Changes in nitrogen content of fuel were investigated following eight low to moderate intensity experimental fires conducted under a range of fire weather conditions in a recently thinned 22-year-old regrowth stand of karri (Eucalyptus diversicolor F. Muell) in Western Australia. The average amount of dead fuel < 100 mm in diameter present before burning was 76 t/ha (range 50 to 107 t/ha). The amount of live fuel was small, with a mean of 4 t/ha. Forest floor litter, consisting of fresh and partly decomposed dead leaves and fine twigs (< 6 mm diameter) contributed about 30% of total fuel weight, and wood fractions > 6 mm in diameter contributed about 60%. Remaining fuel was made up of small twigs, bark and leaves added from the thinning operation.
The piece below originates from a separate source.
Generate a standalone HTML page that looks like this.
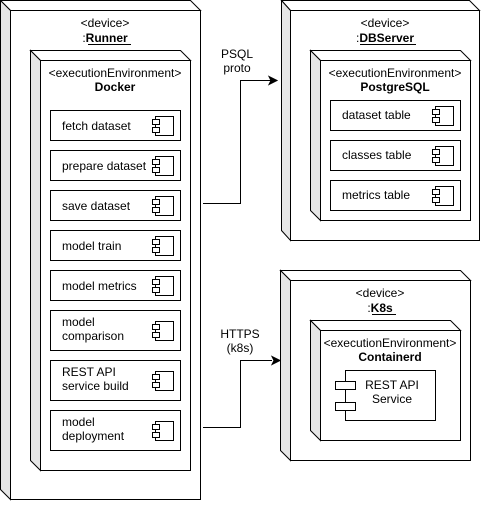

Distribution of nitrogen in fuel fractions differed markedly from distribution of fuel weights with more than 60% of fuel-nitrogen in the litter and only about 25% of fuel-nitrogen in wood greater than 6 mm diameter. Following fire, the average amounts of nitrogen in all fuel fractions was reduced. The majority of nitrogen in wood fractions and in bark and leaves was volatilized during the fires (range 55% to 99%), while on average only about 38% of the nitrogen in litter was volatilized. The amount of nitrogen lost from dead fuel differed between the experimental fires (range 50 to 180 kg/ha) and was significantly related to the total amount of fuel consumed (r² = 0.92). Fuel consumption and nitrogen volatilization increased as the Soil Dryness Index increased and as litter moisture decreased. Nitrogen losses due to burning were small relative to total stores of nitrogen in soil (about 6000 kg/ha) but for the most intense fires were significant in relation to amounts in growing vegetation and surface soil. Burning when moisture content of the litter profile exceeds 90% will reduce combustion of the litter layer. Burning under these conditions allows effective reduction in the flash fuel components located in the upper parts of the fuel bed while retaining much of the nutrient-rich lower strata of fuel. Burns of this type provide effective fire hazard reduction while favouring conservation of nitrogen stored in the litter layer.